If fans are really up in arms about the likes of Calipari, then I wish all that offended energy could get channeled into real pressure on the NCAA and its member institutions to make the system more just, less hypocritical. How about directing all the passion and concern for “one and doners” to the NCAA and the system that created the dichotomy in the first place? If you are worried about integrity in college sports, don’t blame the players. And don’t blame a coach who has figured out how to be successful in a cut-throat business. Go to the very sources of the moral lapse—greed, racism, and a system with so much smoke and so many mirrors that people mistake the problem for the solution.

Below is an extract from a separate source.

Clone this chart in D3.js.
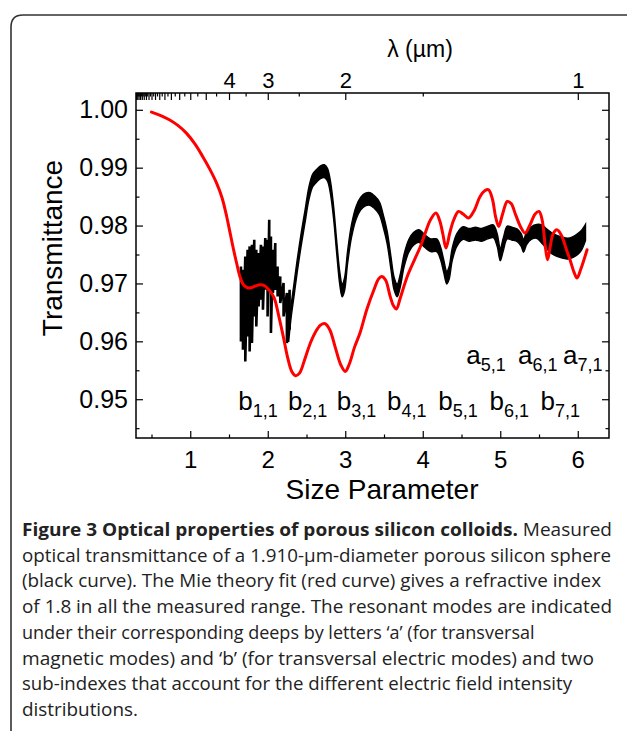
<!DOCTYPE html>
<html><head><meta charset="utf-8">
<script src="https://cdn.jsdelivr.net/npm/d3@7"></script>
<style>
body{margin:0;background:#fff}
svg{display:block}
.ax text{font-family:"Liberation Sans",Arial,Helvetica,sans-serif;fill:#000}
</style>
</head><body>
<svg id="c" width="627" height="731"></svg>
<script>
// ---------- data ----------
// Mie theory fit (red)
const redX = [0.50,0.62,0.73,0.84,0.95,1.06,1.16,1.25,1.34,1.41,1.47,1.51,1.55,1.60,1.64,1.68,1.73,1.78,1.84,1.90,1.96,2.02,2.08,2.14,2.20,2.26,2.31,2.36,2.41,2.48,2.55,2.62,2.68,2.74,2.80,2.87,2.94,3.00,3.05,3.12,3.19,3.28,3.37,3.43,3.47,3.52,3.58,3.62,3.66,3.71,3.80,3.89,3.97,4.04,4.10,4.17,4.22,4.26,4.30,4.35,4.40,4.46,4.52,4.59,4.66,4.74,4.80,4.85,4.90,4.94,4.98,5.03,5.09,5.14,5.20,5.26,5.32,5.38,5.45,5.50,5.54,5.58,5.61,5.64,5.68,5.73,5.79,5.85,5.90,5.95,5.99,6.04,6.12];
const redY = [0.99960,0.99900,0.99827,0.99730,0.99597,0.99410,0.99194,0.98980,0.98734,0.98480,0.98157,0.97900,0.97639,0.97340,0.97121,0.96990,0.96930,0.96925,0.96955,0.96978,0.96960,0.96880,0.96760,0.96450,0.96085,0.95700,0.95480,0.95406,0.95450,0.95700,0.95971,0.96170,0.96280,0.96304,0.96200,0.95900,0.95600,0.95480,0.95600,0.95900,0.96143,0.96560,0.96891,0.97080,0.97121,0.97060,0.96776,0.96620,0.96557,0.96750,0.97121,0.97400,0.97639,0.97900,0.98100,0.98216,0.98080,0.97850,0.97611,0.97880,0.98100,0.98244,0.98200,0.98130,0.98250,0.98503,0.98600,0.98618,0.98450,0.98150,0.97985,0.98200,0.98416,0.98380,0.98180,0.97985,0.97870,0.98000,0.98200,0.98244,0.98100,0.97650,0.97409,0.97600,0.97850,0.97927,0.97830,0.97600,0.97409,0.97200,0.97093,0.97250,0.97582];

// Measured transmittance (black): noisy low-x part (x, upper, lower)
const noiseX  = [1.654,1.680,1.710,1.740,1.766,1.796,1.826,1.852,1.882,1.912,1.938,1.968,1.998,2.019,2.041,2.067,2.097,2.127,2.161,2.204,2.247,2.282];
const noiseHi = [0.97294,0.97237,0.97467,0.97582,0.97640,0.97668,0.97755,0.97582,0.97525,0.97668,0.97640,0.97784,0.97755,0.98100,0.97812,0.97582,0.97697,0.97294,0.97122,0.97007,0.96834,0.96891];
const noiseLo = [0.95998,0.95855,0.95653,0.96085,0.95826,0.95970,0.96430,0.96258,0.96603,0.96718,0.96546,0.96891,0.96430,0.96891,0.96143,0.96834,0.96891,0.96776,0.96661,0.96430,0.95970,0.96200];

// Measured transmittance (black): band envelope for the rest
const bandX  = [2.27,2.30,2.34,2.38,2.43,2.48,2.53,2.58,2.63,2.68,2.73,2.77,2.81,2.85,2.89,2.93,2.96,2.99,3.03,3.08,3.14,3.20,3.26,3.32,3.38,3.44,3.49,3.54,3.59,3.63,3.67,3.71,3.76,3.82,3.88,3.95,4.02,4.10,4.18,4.23,4.27,4.31,4.34,4.38,4.44,4.52,4.60,4.68,4.76,4.84,4.91,4.96,5.00,5.04,5.09,5.15,5.22,5.27,5.30,5.34,5.40,5.47,5.54,5.60,5.66,5.73,5.80,5.87,5.94,6.00,6.05,6.10];
const bandHi = [0.9621,0.9661,0.9701,0.9741,0.9786,0.9826,0.9866,0.9889,0.9897,0.9903,0.9905,0.9899,0.9876,0.9833,0.9773,0.9719,0.9699,0.9709,0.9756,0.9801,0.9833,0.9849,0.9856,0.9857,0.9851,0.9841,0.9819,0.9791,0.9746,0.9711,0.9699,0.9716,0.9751,0.9776,0.9788,0.9793,0.9785,0.9777,0.9777,0.9763,0.9741,0.9721,0.9729,0.9761,0.9786,0.9798,0.9795,0.9797,0.9795,0.9799,0.9801,0.9786,0.9761,0.9779,0.9799,0.9797,0.9794,0.9786,0.9776,0.9789,0.9798,0.9802,0.9801,0.9794,0.9788,0.9783,0.9780,0.9778,0.9781,0.9786,0.9792,0.9802];
const bandLo = [0.9599,0.9639,0.9679,0.9719,0.9764,0.9804,0.9844,0.9867,0.9875,0.9881,0.9883,0.9877,0.9854,0.9811,0.9751,0.9697,0.9677,0.9687,0.9734,0.9779,0.9811,0.9827,0.9834,0.9835,0.9829,0.9819,0.9797,0.9769,0.9724,0.9689,0.9677,0.9694,0.9729,0.9754,0.9766,0.9771,0.9763,0.9755,0.9755,0.9741,0.9719,0.9699,0.9707,0.9739,0.9764,0.9776,0.9773,0.9775,0.9773,0.9777,0.9779,0.9764,0.9739,0.9757,0.9777,0.9775,0.9772,0.9764,0.9754,0.9767,0.9776,0.9778,0.9769,0.9760,0.9752,0.9747,0.9744,0.9742,0.9745,0.9750,0.9758,0.9774];

// axes
const xTicks = [1,2,3,4,5,6];
const xMinor = [0.5,1.5,2.5,3.5,4.5,5.5];
const yTicks = [0.95,0.96,0.97,0.98,0.99,1.00];
const yMinor = [0.945,0.955,0.965,0.975,0.985,0.995];
const lambdaLabeled = [1,2,3,4];
const lambdaMajor = [1,2,3,4,5,6,7,8,9,10,11,12,13,14,15,16,17,18,19,20];
const lambdaMinor = [1.5,2.5,3.5,4.5,5.5,6.5,7.5,8.5,9.5,10.5,11.5,12.5,13.5,14.5,15.5,16.5,17.5,18.5,19.5];
const diameter = 1.910; // µm, size parameter = pi*d/lambda

// mode labels
const bModes = ["1,1","2,1","3,1","4,1","5,1","6,1","7,1"];
const bModeX = [1.62,2.26,2.89,3.54,4.20,4.86,5.52];
const bModeY = 0.9482;
const aModes = ["5,1","6,1","7,1"];
const aModeX = [4.56,5.23,5.81];
const aModeY = 0.9560;

const captionBold = "Figure 3 Optical properties of porous silicon colloids.";
const captionLines = [
 " Measured",
 "optical transmittance of a 1.910-\u00b5m-diameter porous silicon sphere",
 "(black curve). The Mie theory fit (red curve) gives a refractive index",
 "of 1.8 in all the measured range. The resonant modes are indicated",
 "under their corresponding deeps by letters \u2018a\u2019 (for transversal",
 "magnetic modes) and \u2018b\u2019 (for transversal electric modes) and two",
 "sub-indexes that account for the different electric field intensity",
 "distributions."
];
const captionRight = [612,611,601,612,505,599,572,138];

// ---------- drawing ----------
const svg = d3.select("#c");
const L=136, R=609, T=93, B=438;
const x = d3.scaleLinear().domain([0.3, 6.403]).range([L, R]);
const y = d3.scaleLinear().domain([0.9433, 1.0029]).range([B, T]);
const F = "'Liberation Sans',Arial,Helvetica,sans-serif";

// outer frame
svg.append("path")
  .attr("d", "M11,731 L11,27 Q11,15 23,15 L627,15")
  .attr("fill","none").attr("stroke","#333").attr("stroke-width",1.6);

const plot = svg.append("g");

// black band
const band = bandX.map((v,i)=>({x:v,hi:bandHi[i],lo:bandLo[i]}));
plot.append("path").datum(band)
  .attr("d", d3.area().x(d=>x(d.x)).y0(d=>y(d.lo)).y1(d=>y(d.hi)).curve(d3.curveCatmullRom))
  .attr("fill","#000").attr("stroke","#000").attr("stroke-width",1.4);

// black noisy part
const zig = [];
noiseX.forEach((v,i)=>{ zig.push([x(v),y(noiseHi[i])]); zig.push([x(v),y(noiseLo[i])]); });
plot.append("path").attr("d", d3.line()(zig))
  .attr("fill","none").attr("stroke","#000").attr("stroke-width",2.6).attr("stroke-linejoin","miter");

// red fit
const red = redX.map((v,i)=>[v,redY[i]]);
plot.append("path").datum(red)
  .attr("d", d3.line().x(d=>x(d[0])).y(d=>y(d[1])).curve(d3.curveCatmullRom))
  .attr("fill","none").attr("stroke","#ff0000").attr("stroke-width",3).attr("stroke-linecap","round");

// axes
function styleAxis(g){
  g.select(".domain").remove();
  g.selectAll(".tick line").attr("stroke","#000").attr("stroke-width",1.2);
  g.attr("class","ax");
}
svg.append("g").attr("transform",`translate(0,${B})`)
  .call(d3.axisBottom(x).tickValues(xTicks).tickSize(-7).tickPadding(13).tickFormat(d3.format("d")))
  .call(styleAxis).call(g=>g.selectAll("text").attr("font-size",24).attr("font-family",F));
svg.append("g").attr("transform",`translate(0,${B})`)
  .call(d3.axisBottom(x).tickValues(xMinor).tickSize(-3.5).tickFormat(""))
  .call(styleAxis);
svg.append("g").attr("transform",`translate(${L},0)`)
  .call(d3.axisLeft(y).tickValues(yTicks).tickSize(-7).tickPadding(8).tickFormat(d3.format(".2f")))
  .call(styleAxis).call(g=>g.selectAll("text").attr("font-size",25).attr("font-family",F));
svg.append("g").attr("transform",`translate(${L},0)`)
  .call(d3.axisLeft(y).tickValues(yMinor).tickSize(-3.5).tickFormat(""))
  .call(styleAxis);
svg.append("g").attr("transform",`translate(${R},0)`)
  .call(d3.axisRight(y).tickValues(yTicks).tickSize(-7).tickFormat(""))
  .call(styleAxis);
svg.append("g").attr("transform",`translate(${R},0)`)
  .call(d3.axisRight(y).tickValues(yMinor).tickSize(-3.5).tickFormat(""))
  .call(styleAxis);
// top wavelength axis
const K = Math.PI*diameter;
svg.append("g").attr("transform",`translate(0,${T})`)
  .call(d3.axisTop(x).tickValues(lambdaMajor.map(l=>K/l)).tickSize(-7)
        .tickFormat(d=>{const l=Math.round(K/d); return lambdaLabeled.includes(l)? String(l):"";}).tickPadding(5))
  .call(styleAxis).call(g=>g.selectAll("text").attr("font-size",22).attr("font-family",F));
svg.append("g").attr("transform",`translate(0,${T})`)
  .call(d3.axisTop(x).tickValues(lambdaMinor.map(l=>K/l)).tickSize(-3.5).tickFormat(""))
  .call(styleAxis);

// frame
svg.append("rect").attr("x",L).attr("y",T).attr("width",R-L).attr("height",B-T)
  .attr("fill","none").attr("stroke","#000").attr("stroke-width",1.5);

// titles
svg.append("text").attr("x",420).attr("y",57).attr("text-anchor","middle")
  .attr("font-family",F).attr("font-size",23).text("\u03bb (\u00b5m)");
svg.append("text").attr("x",382).attr("y",499).attr("text-anchor","middle")
  .attr("font-family",F).attr("font-size",28).text("Size Parameter");
svg.append("text").attr("transform","translate(62,248) rotate(-90)").attr("text-anchor","middle")
  .attr("font-family",F).attr("font-size",28).text("Transmittance");

// mode labels
function modeLabel(letter, sub, xv, yv){
  const t = svg.append("text").attr("x",x(xv)).attr("y",y(yv)).attr("font-family",F).attr("font-size",26);
  t.append("tspan").text(letter);
  t.append("tspan").attr("font-size",18).attr("dy",7).text(sub);
}
bModes.forEach((s,i)=>modeLabel("b",s,bModeX[i],bModeY));
aModes.forEach((s,i)=>modeLabel("a",s,aModeX[i],aModeY));

// caption
const CF = "'Open Sans','Noto Sans',sans-serif";
captionLines.forEach((line,i)=>{
  const t = svg.append("text").attr("x",22).attr("y",536+25.7*i)
    .attr("font-family",CF).attr("font-size",18).attr("fill","#222");
  if(i===0){ t.append("tspan").attr("font-weight","bold").text(captionBold); }
  t.append("tspan").text(line);
  const w = t.node().getComputedTextLength();
  const target = captionRight[i]-22;
  // stretch slightly to reach the reference line ends, never squeeze
  const fit = Math.max(w, Math.min(w*1.06, target));
  if (Math.abs(w-fit) > 2) t.attr("textLength",fit).attr("lengthAdjust","spacingAndGlyphs");
});
</script>
</body></html>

March Madness really is just that—madness! We get ourselves all worked up about players who have the audacity to think they deserve to benefit from the money machine they themselves generate. We cheer them on and then we tell them to be quiet when they want to tell us what they need to truly thrive. We spend our money and our energy living and dying with every point they score, every pass they make, but we choose to sit still when it comes to the most offensive dynamics of college sports today.
It truly is madness to think that these injustices are right in front of our faces and, yet, we still continue to see what we’ve been told to see—fairness where there is exploitation and “cheaters” where there are often people who are telling us the truth about something we don’t want to admit.
I’ll be cheering on the CATS next weekend when they take on Wisconsin whether it is in Indianapolis or elsewhere because the NCAA saw a viable threat to their bottom line and moved the venue. It should be a great game! And regardless of the outcome or the venue, I know when it comes to the way March Madness spreads its spoils and its influence, there are still way too many losers among those who give us so much to cheer about this time of year.